For many Americans, hearing the sound of items ringing up at the store is music to the ears. But with all the talk of a recession, Americans may not be spending as often as they had been.
Now that Congress back in session - and President Bush home from his weeklong tour of the Middle East - Washington is focusing on ways to energize the economy.
For more on what this could mean for the economy, watch CBN News Financial Analyst Drew Parkhill, following this report
On Wednesday, House Speaker Nancy Pelosi, D-Calif., and Republican leader John Boehner of Ohio promised to craft legislation to energize the weakening economy.
And they're all in rare agreement to cooperate and come up with a plan.
"One that we can work together with the White House on, that would be timely, targeted and temporary," Pelosi said.
"I'm hopeful that we can come together in a bipartisan way to address the needs of the American people," Boehner said.
Rebates, and Cuts in Interest
Today, at a hearing on Capitol Hill, Federal Reserve Chairman Ben Bernanke agreed that an economic stimulus package might be what the economy needs.
"To be useful, a fiscal stimulus package should be implemented quickly and structured so that its effects on aggregate spending are felt as much as possible within the next twelve months," Bernanke told lawmakers.
The notion behind the rebates, for instance, is to get money into the hands of consumers quickly so that they boost spending, helping energize the national economy.
"Stimulus that comes too late will not help support economic activity in the near term, and it could be actively destabilizing if it comes at a time when growth is already improving," Bernanke said.
"Thus, fiscal measures that involve long lead times or result in additional economic activity only over a protracted period, whatever their intrinsic merits might be, will not provide stimulus when it is most needed," he added.
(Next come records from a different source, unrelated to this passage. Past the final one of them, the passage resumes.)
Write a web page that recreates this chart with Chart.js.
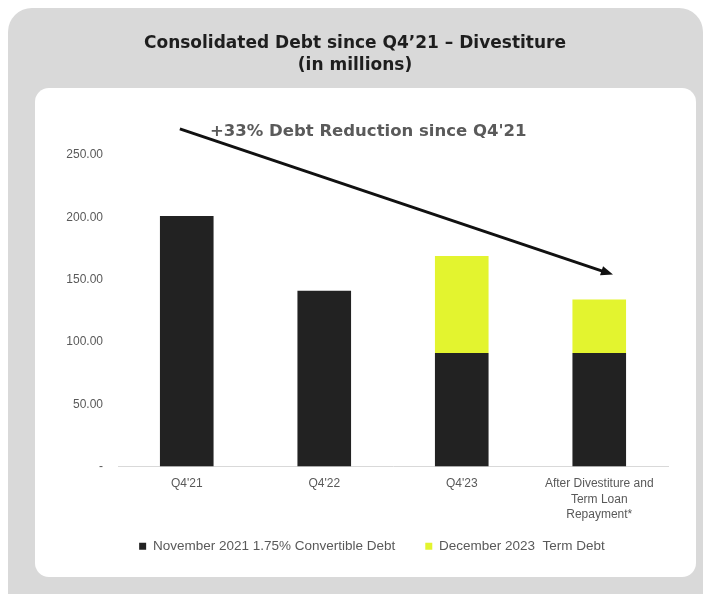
<!DOCTYPE html>
<html>
<head>
<meta charset="utf-8">
<script src="https://cdn.jsdelivr.net/npm/chart.js@4.4.1/dist/chart.umd.min.js"></script>
<style>
  html, body { margin: 0; padding: 0; background: #ffffff; }
  #wrap { width: 711px; height: 594px; }
</style>
</head>
<body>
<div id="wrap"><canvas id="c" width="711" height="594"></canvas></div>
<script>
// ---- data ----
const categories = ["Q4'21", "Q4'22", "Q4'23", ["After Divestiture and", "Term Loan", "Repayment*"]];
const convertibleDebt = [201, 141, 91, 91];
const termDebt = [0, 0, 78, 43];
const seriesNames = ["November 2021 1.75% Convertible Debt", "December 2023  Term Debt"];
const yTicks = [0, 50, 100, 150, 200, 250];
const titleLines = ["Consolidated Debt since Q4’21 – Divestiture", "(in millions)"];
const annotationText = "+33% Debt Reduction since Q4'21";
// annotation arrow anchored in data space: [category index, value]
const arrowStart = [-0.05, 271];
const arrowEnd = [3.1, 154];
const annotationAnchor = [1.32, 269];

const decor = {
  id: 'decor',
  afterLayout(chart) {
    // move legend up / right to sit where the reference has it
    const lg = chart.legend;
    if (lg) {
      lg.top -= 19; lg.bottom -= 19;
      lg.left += 13; lg.right += 13;
    }
  },
  beforeDraw(chart) {
    const ctx = chart.ctx;
    ctx.save();
    ctx.fillStyle = '#ffffff';
    ctx.fillRect(0, 0, chart.width, chart.height);
    ctx.fillStyle = '#d9d9d9';
    ctx.beginPath();
    ctx.roundRect(8, 8, 695, 610, 24);
    ctx.fill();
    ctx.fillStyle = '#ffffff';
    ctx.beginPath();
    ctx.roundRect(35, 88, 661, 489, 14);
    ctx.fill();
    ctx.fillStyle = '#1e1e1e';
    ctx.font = 'bold 17px "DejaVu Sans", sans-serif';
    ctx.textAlign = 'center';
    ctx.textBaseline = 'middle';
    ctx.fillText(titleLines[0], 355, 44);
    ctx.fillText(titleLines[1], 355, 66);
    ctx.restore();
  },
  afterDraw(chart) {
    const ctx = chart.ctx;
    const xs = chart.scales.x, ys = chart.scales.y;
    const catPx = (i) => {
      const a = xs.getPixelForValue(0), b = xs.getPixelForValue(1);
      return a + (b - a) * i;
    };
    const x1 = catPx(arrowStart[0]), y1 = ys.getPixelForValue(arrowStart[1]);
    const x2 = catPx(arrowEnd[0]), y2 = ys.getPixelForValue(arrowEnd[1]);
    ctx.save();
    ctx.strokeStyle = '#111111';
    ctx.fillStyle = '#111111';
    ctx.lineWidth = 3;
    const ang = Math.atan2(y2 - y1, x2 - x1);
    const head = 13;
    ctx.beginPath();
    ctx.moveTo(x1, y1);
    ctx.lineTo(x2 - head * 0.8 * Math.cos(ang), y2 - head * 0.8 * Math.sin(ang));
    ctx.stroke();
    ctx.beginPath();
    ctx.moveTo(x2, y2);
    ctx.lineTo(x2 - head * Math.cos(ang - 0.38), y2 - head * Math.sin(ang - 0.38));
    ctx.lineTo(x2 - head * Math.cos(ang + 0.38), y2 - head * Math.sin(ang + 0.38));
    ctx.closePath();
    ctx.fill();
    ctx.fillStyle = '#5a5a5a';
    ctx.font = 'bold 16.5px "DejaVu Sans", sans-serif';
    ctx.textAlign = 'center';
    ctx.textBaseline = 'middle';
    ctx.fillText(annotationText, catPx(annotationAnchor[0]), ys.getPixelForValue(annotationAnchor[1]));
    ctx.restore();
  }
};

new Chart(document.getElementById('c'), {
  type: 'bar',
  data: {
    labels: categories,
    datasets: [
      { label: seriesNames[0], data: convertibleDebt, backgroundColor: '#222222' },
      { label: seriesNames[1], data: termDebt, backgroundColor: '#e3f42f' }
    ]
  },
  options: {
    responsive: false,
    animation: false,
    devicePixelRatio: 1,
    layout: { padding: { left: 50, right: 43, top: 155, bottom: 12 } },
    scales: {
      x: {
        stacked: true,
        grid: { display: false, drawTicks: false },
        border: { display: true, color: '#d9d9d9', width: 1 },
        ticks: { color: '#595959', font: { family: '"Liberation Sans", Arial', size: 12, lineHeight: 1.32 }, padding: 9, maxRotation: 0 },
        afterFit(s) { s.height = 62; }
      },
      y: {
        stacked: true,
        min: 0, max: 250,
        afterBuildTicks(s) { s.ticks = yTicks.map(v => ({ value: v })); },
        grid: { display: false, drawTicks: false },
        border: { display: false },
        ticks: {
          color: '#595959', font: { family: '"Liberation Sans", Arial', size: 12 }, padding: 15,
          callback: (v) => v === 0 ? '-' : Number(v).toFixed(2)
        },
        afterFit(s) { s.width = 68; }
      }
    },
    datasets: { bar: { barPercentage: 0.39, categoryPercentage: 1.0 } },
    plugins: {
      legend: {
        position: 'bottom',
        labels: {
          boxWidth: 7, boxHeight: 7, padding: 30,
          color: '#595959', font: { family: '"Liberation Sans", Arial', size: 13.5 }
        }
      },
      title: { display: false },
      tooltip: { enabled: false }
    }
  },
  plugins: [decor]
});
</script>
</body>
</html>
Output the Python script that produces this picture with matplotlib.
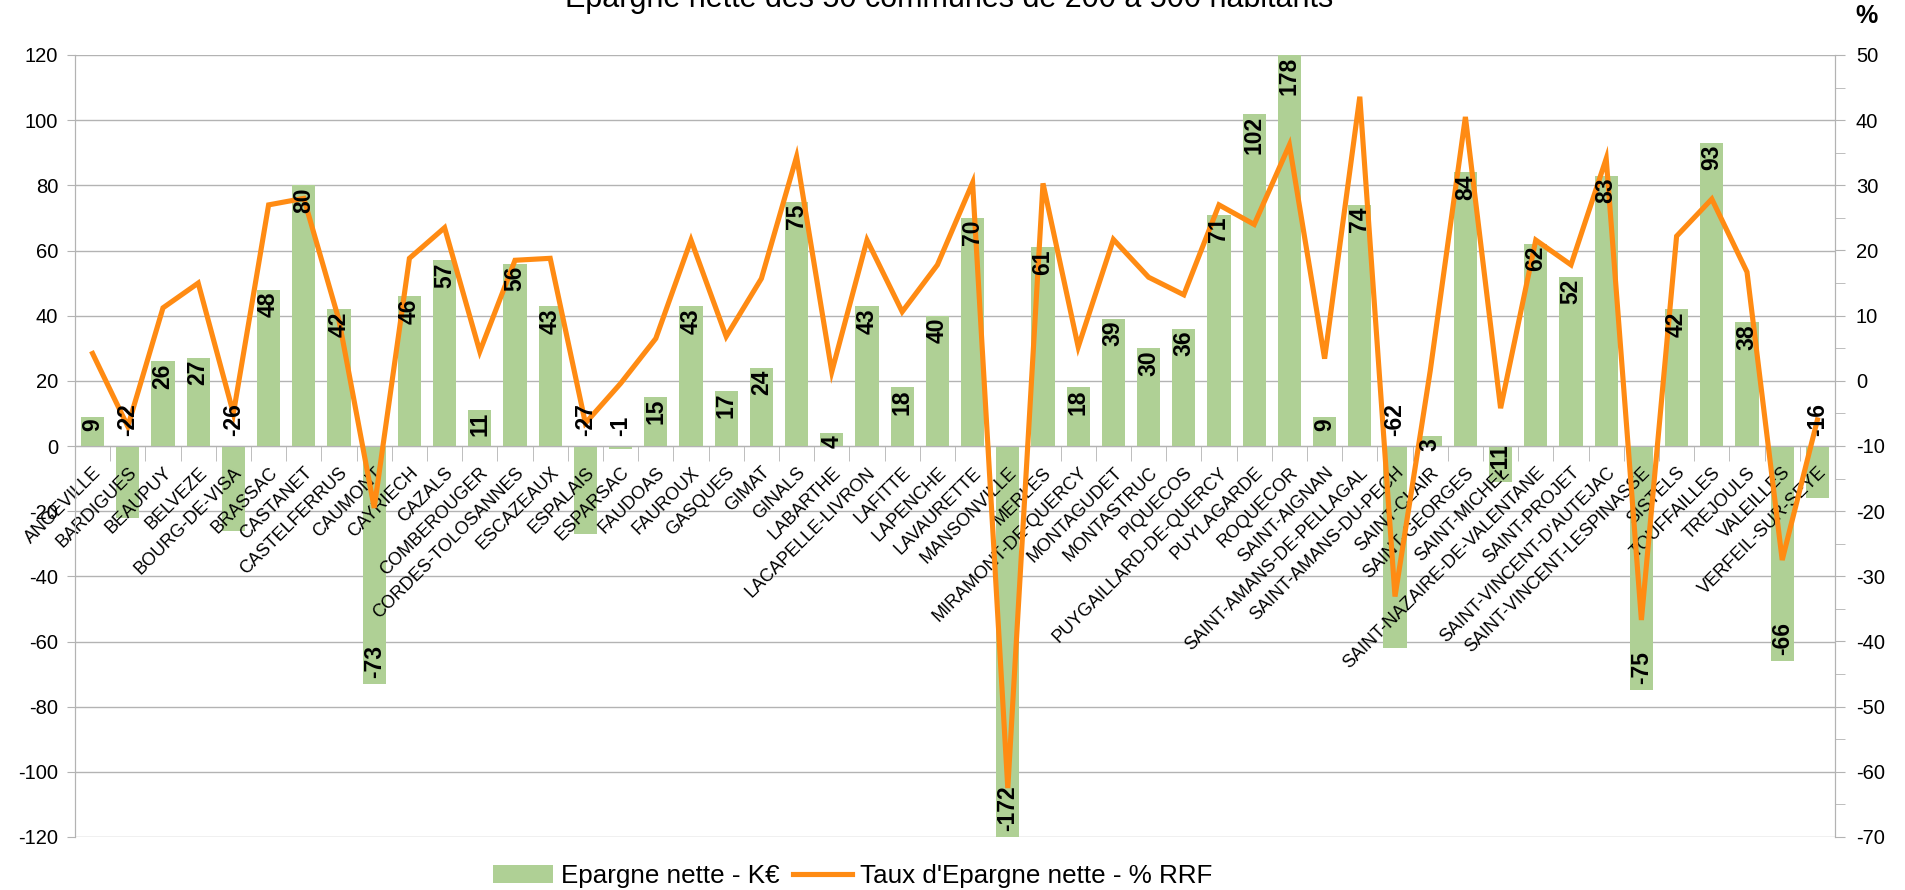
import numpy as np
import matplotlib.pyplot as plt

plt.rcParams['font.family'] = ['Liberation Sans', 'DejaVu Sans']
plt.rcParams['axes.unicode_minus'] = False

communes = ['ANGEVILLE', 'BARDIGUES', 'BEAUPUY', 'BELVEZE', 'BOURG-DE-VISA', 'BRASSAC',
            'CASTANET', 'CASTELFERRUS', 'CAUMONT', 'CAYRIECH', 'CAZALS', 'COMBEROUGER',
            'CORDES-TOLOSANNES', 'ESCAZEAUX', 'ESPALAIS', 'ESPARSAC', 'FAUDOAS', 'FAUROUX',
            'GASQUES', 'GIMAT', 'GINALS', 'LABARTHE', 'LACAPELLE-LIVRON', 'LAFITTE',
            'LAPENCHE', 'LAVAURETTE', 'MANSONVILLE', 'MERLES', 'MIRAMONT-DE-QUERCY',
            'MONTAGUDET', 'MONTASTRUC', 'PIQUECOS', 'PUYGAILLARD-DE-QUERCY', 'PUYLAGARDE',
            'ROQUECOR', 'SAINT-AIGNAN', 'SAINT-AMANS-DE-PELLAGAL', 'SAINT-AMANS-DU-PECH',
            'SAINT-CLAIR', 'SAINT-GEORGES', 'SAINT-MICHEL', 'SAINT-NAZAIRE-DE-VALENTANE',
            'SAINT-PROJET', "SAINT-VINCENT-D'AUTEJAC", 'SAINT-VINCENT-LESPINASSE', 'SISTELS',
            'TOUFFAILLES', 'TREJOULS', 'VALEILLES', 'VERFEIL-SUR-SEYE']

# Epargne nette en K€
epargne = [9, -22, 26, 27, -26, 48, 80, 42, -73, 46, 57, 11, 56, 43, -27, -1, 15, 43,
           17, 24, 75, 4, 43, 18, 40, 70, -172, 61, 18, 39, 30, 36, 71, 102,
           178, 9, 74, -62, 3, 84, -11, 62, 52, 83, -75, 42, 93, 38, -66, -16]

# Taux d'epargne nette en % des RRF
taux = [4.2, -7.0, 11.2, 15.0, -5.0, 27.0, 28.0, 9.3, -19.5, 18.8, 23.5, 4.5, 18.5, 18.8,
        -6.5, -0.4, 6.5, 21.6, 6.8, 15.7, 34.4, 1.4, 21.6, 10.6, 17.8, 30.4, -62.5, 30.3,
        5.2, 21.7, 15.9, 13.2, 27.0, 24.0, 36.2, 3.4, 43.6, -33.1, 1.5, 40.5, -4.2, 21.6,
        17.8, 34.1, -36.7, 22.2, 27.9, 16.7, -27.5, -6.0]

# negative labels that LibreOffice put just above the zero line
labels_above_zero = ['BARDIGUES', 'BOURG-DE-VISA', 'ESPALAIS', 'ESPARSAC',
                     'SAINT-AMANS-DU-PECH', 'VERFEIL-SUR-SEYE']

grey = '#b3b3b3'
green = '#afd095'
orange = '#ff8b13'

fig = plt.figure(figsize=(19.05, 8.9), dpi=100)
ax = fig.add_axes([75 / 1905, 53 / 890, 1760 / 1905, 782 / 890])
ax2 = ax.twinx()

x = np.arange(len(communes))
ax.bar(x, epargne, width=0.66, color=green, zorder=2, label='Epargne nette - K€')
ax.set_xlim(-0.5, len(communes) - 0.5)
ax.set_ylim(-120, 120)
ax.set_yticks(np.arange(-120, 121, 20))
ax.grid(axis='y', color=grey, linewidth=1)
ax.set_axisbelow(True)
ax.xaxis.set_zorder(3)  # category names drawn over the bars

ax2.plot(x, taux, color=orange, linewidth=3.7, solid_joinstyle='miter',
         label="Taux d'Epargne nette - % RRF")
ax2.set_ylim(-70, 50)
ax2.set_yticks(np.arange(-70, 51, 10))
ax2.set_yticks(np.arange(-65, 50, 10), minor=True)

for a in (ax, ax2):
    a.spines['top'].set_visible(False)
    for s in ('left', 'right', 'bottom'):
        a.spines[s].set_color(grey)
ax.spines['bottom'].set_position(('data', 0))
ax2.spines['bottom'].set_visible(False)

ax.tick_params(axis='y', length=6, color=grey, labelsize=14.5, pad=6)
ax2.tick_params(axis='y', which='major', length=7, color=grey, labelsize=14.5, pad=8)
ax2.tick_params(axis='y', which='minor', length=7, color=grey)

ax.set_xticks(x)
ax.set_xticklabels(communes, rotation=45, ha='right', rotation_mode='anchor', fontsize=13)
ax.set_xticks(np.arange(-0.5, len(communes)), minor=True)
ax.tick_params(axis='x', which='major', length=0, pad=13)
ax.tick_params(axis='x', which='minor', length=11, color=grey, direction='out')

# data labels on top of everything
for i, (name, v) in enumerate(zip(communes, epargne)):
    if v >= 0:
        y, dy, va = min(v, 120), -2, 'top'
    elif name in labels_above_zero:
        y, dy, va = 0, 10, 'bottom'
    else:
        y, dy, va = max(v, -120), 6, 'bottom'
    ax2.annotate(str(v), xy=(i, y), xycoords=ax.transData, xytext=(0, dy),
                 textcoords='offset pixels', rotation=90, ha='center', va=va,
                 fontsize=16.5, fontweight='bold', annotation_clip=False, zorder=5)

fig.text(949 / 1905, 1 - 7 / 890, 'Epargne nette des 50 communes de 200 à 500 habitants',
         ha='center', va='baseline', fontsize=22)
fig.text(1867 / 1905, 1 - 16 / 890, '%', ha='center', va='center', fontsize=18,
         fontweight='bold')

h1, l1 = ax.get_legend_handles_labels()
h2, l2 = ax2.get_legend_handles_labels()
fig.legend(h1 + h2, l1 + l2, loc='center', bbox_to_anchor=(853 / 1905, 14 / 890), ncol=2,
           frameon=False, fontsize=18.7, handlelength=2.3, handleheight=0.7,
           handletextpad=0.3, columnspacing=0.5)

fig.savefig('out.png', dpi=100)
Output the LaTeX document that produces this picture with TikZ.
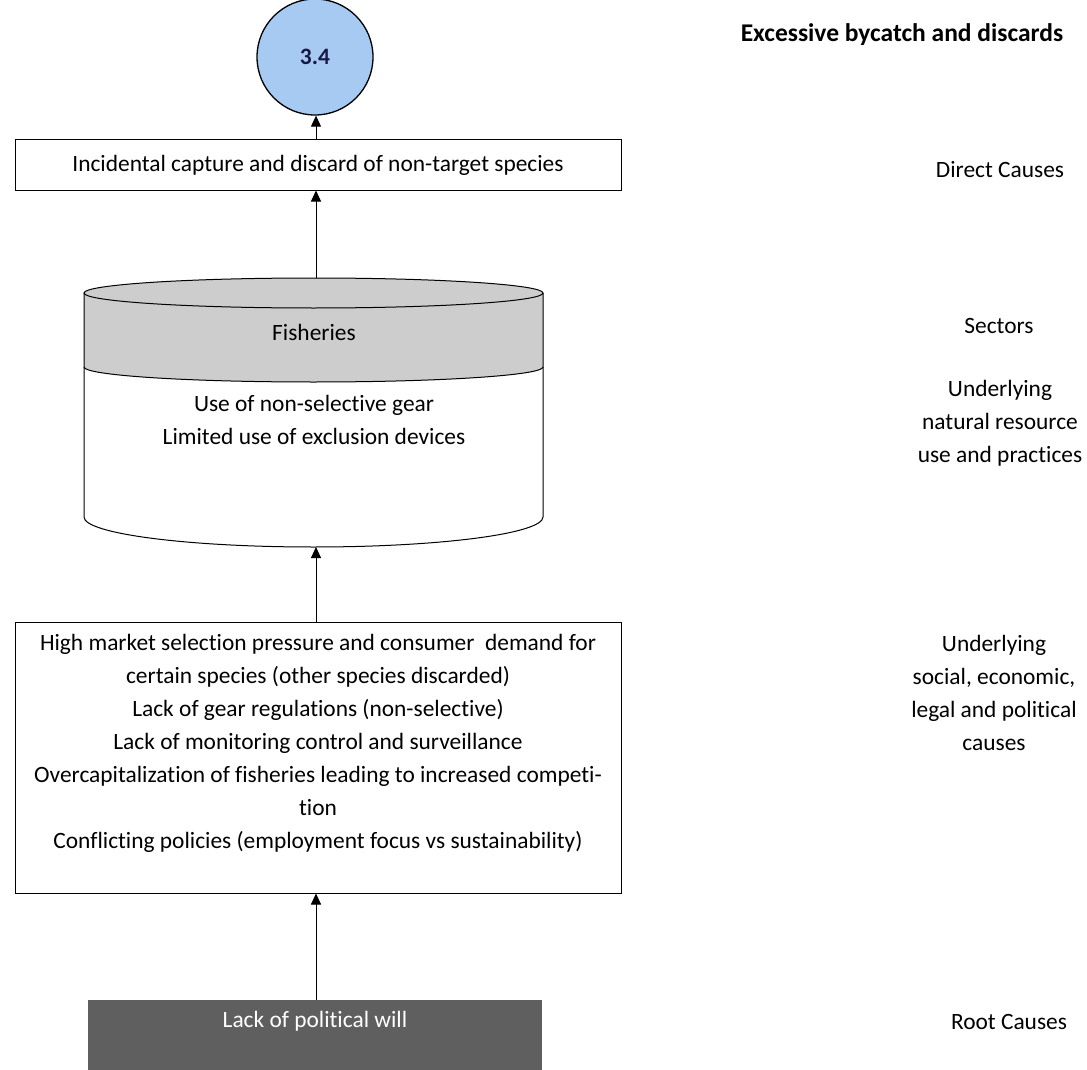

The bi-partisan economic stimulus package would likely include tax cuts for middle and low-income families, and possibly rebates between $300 to $600. Republicans want tax breaks for businesses to spark investment and lowering the corporate income tax rate.
While still in the works, the package is predicted to be worth anywhere between $75 to $150 billion. In addition, the fed is expected to cut a key short-term interest rate by as much as a half a point at its next meeting on January 30.
Some economists say these measures are necessary. But others believe we are not heading into recession, rather just an economic slowdown.
"There are some conflicting signs right now; my feeling is we are not in a recession," economist Conrad Dequadros said.
But Washington wants to prevent a slowdown from turning into a recession. And political leaders hope the "help is on the way" good news will get both consumers and businesses spending again. They know anything they do must be done quickly and needs to help the economy this year.
They hope to have a plan in place by the end of the month before President Bush delivers the State of the Union.